When you are dealing with the loss of a loved one, you are dealing with a lot of grief and going through bereavement. Now, “bereavement” is an interesting word. You always hear it used, but many do not know what it actually means. Bereavement is defined as the feeling of being deprived or “bereaved” of something or a person. Now sometimes, if we look a little bit deeper at the original meaning of a word, we can find a hidden meaning. In the case of “to bereave” this is especially so.
The original meaning of the word “to bereave” was “to be snatched” or “being robbed”, especially in the sense of “being deprived, robbed, taken away by violence”, as during a plunder or raid.
And that describes the feeling of losing a loved one so well: you were robbed.
In our case, we are dealing with the murder of my wife’s daughter, Heather. The word “bereavement” fits so well here: murder robs you violently of somebody, and is the most violent act imaginable. Not only were we robbed, but in the case of murder, the victim, my stepdaughter, was also robbed, of her live and a future full of promise.

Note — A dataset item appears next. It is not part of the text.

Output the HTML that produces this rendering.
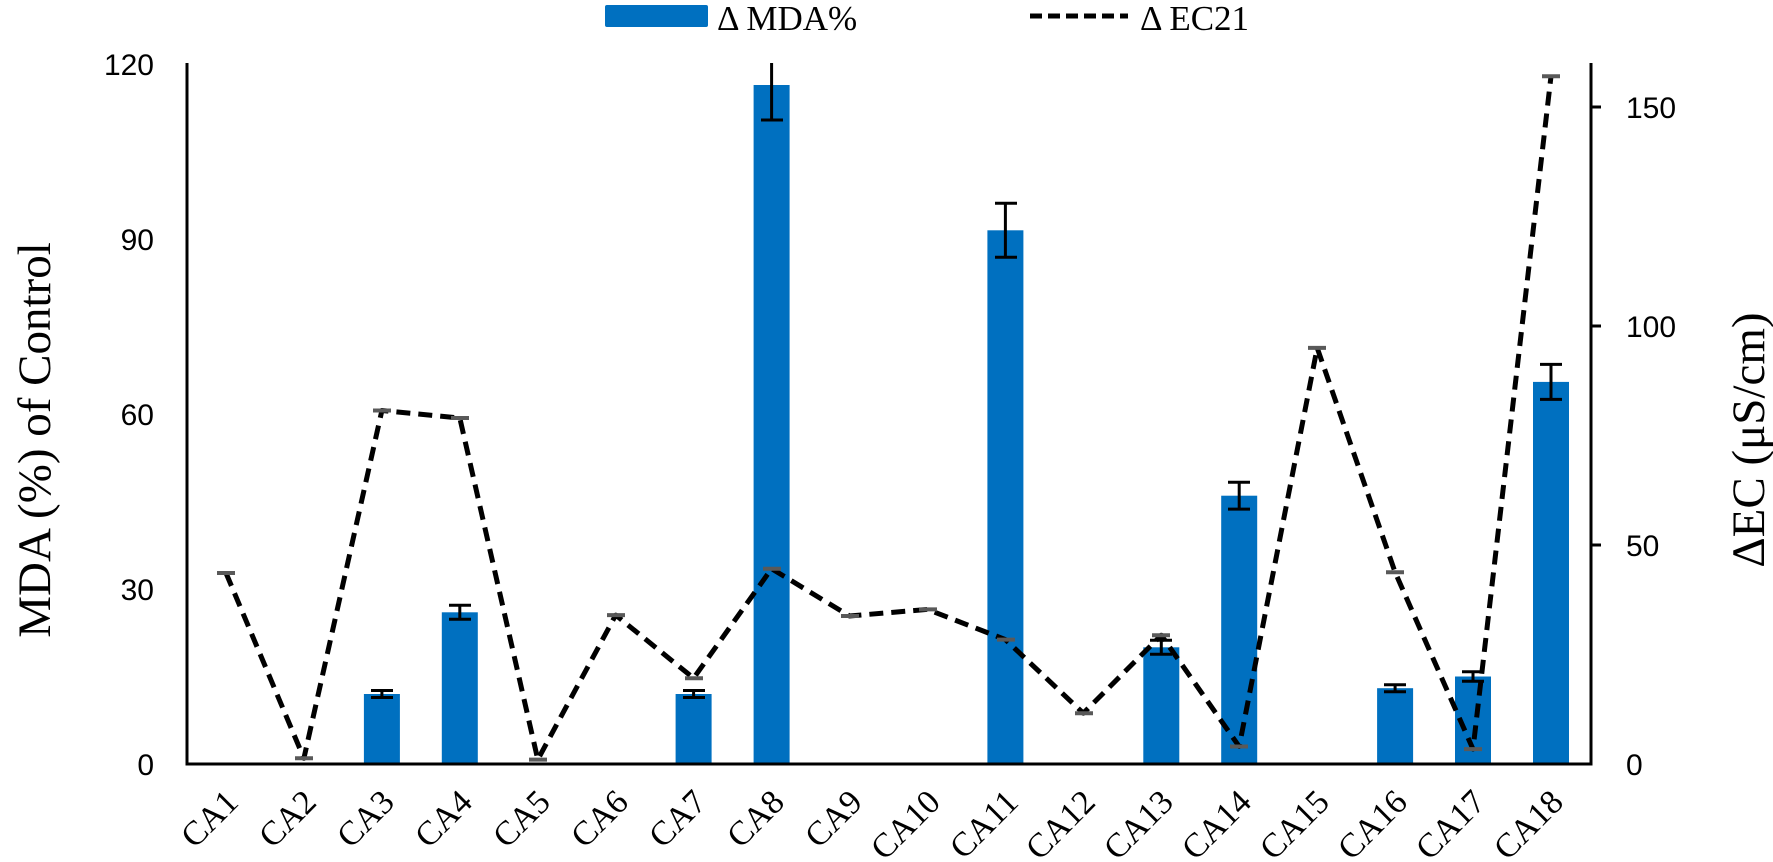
<!DOCTYPE html>
<html><head><meta charset="utf-8"><style>
html,body{margin:0;padding:0;background:#fff;}
svg{display:block;}
.tk{font-family:"Liberation Sans",sans-serif;font-size:30px;fill:#000;}
.sr{font-family:"Liberation Serif",serif;fill:#000;}
</style></head><body>
<svg width="1773" height="862" viewBox="0 0 1773 862" xmlns="http://www.w3.org/2000/svg">
<rect width="1773" height="862" fill="#fff"/>
<!-- legend -->
<rect x="605" y="5" width="103" height="22" rx="2" fill="#0070C0"/>
<text x="717" y="30" class="sr" font-size="35">Δ MDA%</text>
<line x1="1030" y1="16" x2="1128" y2="16" stroke="#000" stroke-width="5" stroke-dasharray="12 6"/>
<text x="1140" y="30" class="sr" font-size="35">Δ EC21</text>

<!-- bars -->
<g fill="#0070C0">
<rect x="363.9" y="694.0" width="36" height="70"/>
<rect x="441.8" y="612.3" width="36" height="151.7"/>
<rect x="675.6" y="694.0" width="36" height="70"/>
<rect x="753.6" y="85.0" width="36" height="679"/>
<rect x="987.4" y="230.3" width="36" height="533.7"/>
<rect x="1143.3" y="647.3" width="36" height="116.7"/>
<rect x="1221.2" y="495.7" width="36" height="268.3"/>
<rect x="1377.1" y="688.2" width="36" height="75.8"/>
<rect x="1455.0" y="676.5" width="36" height="87.5"/>
<rect x="1533.0" y="381.9" width="36" height="382.1"/>
</g>
<!-- error bars -->
<g stroke="#000" stroke-width="3" fill="none">
<path d="M381.9 690.5V697.5M371 690.5H393M371 697.5H393"/>
<path d="M459.8 605.3V619.3M449 605.3H471M449 619.3H471"/>
<path d="M693.6 690.5V697.5M683 690.5H705M683 697.5H705"/>
<path d="M771.6 63V120M761 120H783"/>
<path d="M1005.4 203.3V257.3M995 203.3H1017M995 257.3H1017"/>
<path d="M1161.3 640.3V654.3M1150 640.3H1172M1150 654.3H1172"/>
<path d="M1239.2 482.3V509.1M1228 482.3H1250M1228 509.1H1250"/>
<path d="M1395.1 684.7V691.7M1384 684.7H1406M1384 691.7H1406"/>
<path d="M1473.0 671.8V681.2M1462 671.8H1484M1462 681.2H1484"/>
<path d="M1551.0 364.4V399.4M1540 364.4H1562M1540 399.4H1562"/>
</g>
<!-- EC line -->
<polyline fill="none" stroke="#000" stroke-width="5" stroke-dasharray="14 8" stroke-linejoin="round"
points="226.0,573.0 303.9,758.3 381.9,410.5 459.8,418.0 537.8,759.6 615.7,615.1 693.6,678.2 771.6,568.7 849.5,616.0 927.5,609.4 1005.4,639.6 1083.3,713.2 1161.3,635.2 1239.2,746.5 1317.2,347.9 1395.1,572.2 1473.0,749.1 1551.0,76.3"/>
<g stroke="#595959" stroke-width="4">
<path d="M217 573H235M295 758.3H313M373 410.5H391M451 418H469M529 759.6H547M607 615.1H625M685 678.2H703M763 568.7H781M841 616H859M919 609.4H937M997 639.6H1015M1075 713.2H1093M1152 635.2H1170M1230 746.5H1248M1308 347.9H1326M1386 572.2H1404M1464 749.1H1482M1542 76.3H1560"/>
</g>

<!-- axes -->
<g stroke="#000" stroke-width="3" fill="none">
<path d="M187 63V765.5"/>
<path d="M185.5 764H1592.5"/>
<path d="M1591 63V765.5"/>
<path d="M1591 107H1601M1591 326H1601M1591 545H1601"/>
</g>
<!-- left ticks -->
<g class="tk" text-anchor="end">
<text x="154" y="75">120</text>
<text x="154" y="250">90</text>
<text x="154" y="425">60</text>
<text x="154" y="600">30</text>
<text x="154" y="775">0</text>
</g>
<g class="tk" text-anchor="start">
<text x="1626" y="118">150</text>
<text x="1626" y="337">100</text>
<text x="1626" y="556">50</text>
<text x="1626" y="775">0</text>
</g>
<!-- axis titles -->
<text class="sr" font-size="47" text-anchor="middle" transform="translate(50,440) rotate(-90)">MDA (%) of Control</text>
<text class="sr" font-size="47" text-anchor="middle" transform="translate(1764,440) rotate(-90)">ΔEC (μS/cm)</text>
<!-- x labels -->
<g class="sr" font-size="34" text-anchor="end">
<text transform="translate(240,804) rotate(-45)">CA1</text>
<text transform="translate(318,804) rotate(-45)">CA2</text>
<text transform="translate(396,804) rotate(-45)">CA3</text>
<text transform="translate(474,804) rotate(-45)">CA4</text>
<text transform="translate(552,804) rotate(-45)">CA5</text>
<text transform="translate(630,804) rotate(-45)">CA6</text>
<text transform="translate(708,804) rotate(-45)">CA7</text>
<text transform="translate(786,804) rotate(-45)">CA8</text>
<text transform="translate(864,804) rotate(-45)">CA9</text>
<text transform="translate(942,804) rotate(-45)">CA10</text>
<text transform="translate(1020,804) rotate(-45)">CA11</text>
<text transform="translate(1097,804) rotate(-45)">CA12</text>
<text transform="translate(1175,804) rotate(-45)">CA13</text>
<text transform="translate(1253,804) rotate(-45)">CA14</text>
<text transform="translate(1331,804) rotate(-45)">CA15</text>
<text transform="translate(1409,804) rotate(-45)">CA16</text>
<text transform="translate(1487,804) rotate(-45)">CA17</text>
<text transform="translate(1565,804) rotate(-45)">CA18</text>
</g>
</svg>
</body></html>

We all were bereaved that day, and we are still dealing with it. As I write this, it’s now Memorial Day weekend, about half a year since that fateful moment. And while the days have arguably become a tad more bearable, the pain is always there, especially for my wife, Heather’s mother.

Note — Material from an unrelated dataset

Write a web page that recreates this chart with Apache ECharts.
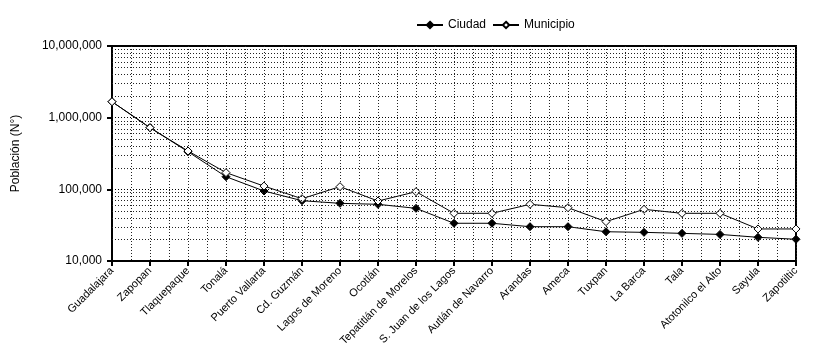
<!DOCTYPE html>
<html><head><meta charset="utf-8">
<script src="https://cdn.jsdelivr.net/npm/echarts@6/dist/echarts.min.js"></script>
<style>html,body{margin:0;padding:0;background:#fff}#c{width:831px;height:356px}</style>
</head><body><div id="c"></div>
<script>
const categories = ["Guadalajara","Zapopan","Tlaquepaque","Tonalá","Puerto Vallarta","Cd. Guzmán","Lagos de Moreno","Ocotlán","Tepatitlán de Morelos","S. Juan de los Lagos","Autlán de Navarro","Arandas","Ameca","Tuxpan","La Barca","Tala","Atotonilco el Alto","Sayula","Zapotiltic"];
const ciudad = [1670000, 724000, 335000, 150000, 94800, 69400, 63800, 61800, 54300, 33600, 33600, 30100, 30100, 25600, 25100, 24300, 23500, 21400, 20100];
const municipio = [1670000, 724000, 343000, 171000, 111000, 74000, 109000, 68700, 92700, 46300, 46300, 61800, 55400, 35400, 52600, 46300, 46300, 28000, 28000];
const yTicks = [10000, 100000, 1000000, 10000000];
const minorMults = [2,3,4,5,6,7,8,9];

const minorLines = [];
for (let d = 0; d < yTicks.length - 1; d++) {
  for (const m of minorMults) minorLines.push({yAxis: yTicks[d] * m});
}
const font = "'Liberation Sans', Arial, sans-serif";
const dot = [1, 2];
const chart = echarts.init(document.getElementById('c'));
chart.setOption({
  animation: false,
  textStyle: {fontFamily: font, color: '#000'},
  legend: {
    top: 14, left: 411, itemWidth: 26, itemHeight: 8, itemGap: 6,
    textStyle: {fontFamily: font, fontSize: 12, color: '#000'},
    data: ['Ciudad', 'Municipio']
  },
  grid: {left: 112, right: 35, top: 46, bottom: 95, show: true, borderColor: '#000', borderWidth: 2, backgroundColor: 'transparent'},
  xAxis: [{
    type: 'category', data: categories, boundaryGap: false,
    axisLine: {lineStyle: {color: '#000', width: 2}},
    axisTick: {show: true, length: 5, lineStyle: {color: '#000', width: 2}, alignWithLabel: true},
    axisLabel: {rotate: 45, interval: 0, fontSize: 11, color: '#000', fontFamily: font, margin: 8},
    splitLine: {show: false}
  }, {
    type: 'value', min: 0, max: categories.length - 1, interval: 0.5, position: 'bottom',
    axisLine: {show: false}, axisTick: {show: false}, axisLabel: {show: false},
    splitLine: {show: true, lineStyle: {color: '#222', width: 1, type: dot}}
  }],
  yAxis: {
    type: 'log', logBase: 10, min: yTicks[0], max: yTicks[yTicks.length - 1],
    name: 'Población (N°)', nameLocation: 'middle', nameGap: 90, nameRotate: 90,
    nameTextStyle: {fontSize: 12, color: '#000', fontFamily: font},
    axisLine: {show: true, lineStyle: {color: '#000', width: 2}},
    axisTick: {show: true, length: 5, lineStyle: {color: '#000', width: 2}},
    axisLabel: {fontSize: 12, color: '#000', fontFamily: font, margin: 10,
      formatter: v => Number(v).toLocaleString('en-US')},
    splitLine: {show: true, lineStyle: {color: '#000', width: 1, type: dot}}
  },
  series: [{
    name: 'Ciudad', type: 'line', data: ciudad, xAxisIndex: 0,
    symbol: 'diamond', symbolSize: 8, showAllSymbol: true,
    lineStyle: {color: '#000', width: 1},
    itemStyle: {color: '#000', borderColor: '#000', borderWidth: 1}
  }, {
    name: 'Municipio', type: 'line', data: municipio, xAxisIndex: 0,
    symbol: 'diamond', symbolSize: 8, showAllSymbol: true,
    lineStyle: {color: '#000', width: 1},
    itemStyle: {color: '#fff', borderColor: '#000', borderWidth: 1},
    markLine: {
      silent: true, symbol: 'none', label: {show: false}, animation: false,
      lineStyle: {color: '#222', width: 1, type: dot},
      data: minorLines
    }
  }]
});
</script></body></html>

Today my wife and I sat down together, as we often do, to talk about what happened.
As part of this, I mentioned to her the original meaning of the word bereavement. She immediately started crying. After a death like this, emotions come over you in waves, sometimes like a tsunami, but it had been a while since I saw her that upset. “Yes, that is exactly what happened. My daughter was robbed from me. My baby girl was taken from me.” She started to sob hard, and got visibly upset. “Some [ ] took my daughter from me, robbed her from me.”
It was at that exact moment that I heard a loud bang from outside. Just about 10 feet from where we were sitting, on the back porch, one of the chairs had been leaning against a garden table, but somehow, and inexplicably, it fell down with a bang. There was no wind, or anything else that could explain this. The chair just kind of slipped back and fell. A few minutes later we went outside and tried it for ourselves: it took quite a bit of effort from our end to make it slip and fall, even if the chair barely leaned against the table.
I cannot explain why it did that, or how; especially at a moment. A minute earlier, and I would have not thought much of it. But for this to happen right in that exact moment of extreme anguish, the odds seem astounding. It was like an exclamation point to this moment. As if somebody said “Yes, you are right, we were robbed. But please stop crying like this, Mom!” At least that’s how I interpreted it.
I should mention that right after Heather’s death, a number of very strange things happened, which I still plan to document here. Some of these events were so strange and significant, that one way to interpret them is as signs from the afterlife, meaning, Heather trying to contact us and trying to let us know she is still there, just in other form.
Back then, this included an event where something of significance “was pushed” off a shelf, so I would not think it impossible that a chair could have been somehow nudged, for lack of a better word.
Of course, that chair falling down could be a coincidence. But, as I said, we had a hard time ourselves making it slip. And if I look at all the other inexplicable things that came before, for this to happen at this exact moment is beyond strange to me. Furthermore, this happened on Memorial Day weekend, the day when we are supposed to remember and honor. And the night before I had a dream where Heather appeared. Too many things come together here. There are no coincidences.
We may be “bereaved” of our loved ones in person, of their incarnated form, but our loved ones are still with us, in other form, and they are still looking out for us.
If we can know this, and if we can believe this, then the process of bereavement may be bit easier to bear, because the very essence of what we love, the Spirit of our loved one, is still here with us in other ways.
And that can never be taken from us.
Thank you, Heather, for reminding us of that.
Maybe something good can come out of this tragedy after all.
Namaste — I bow to you and the Divine in you.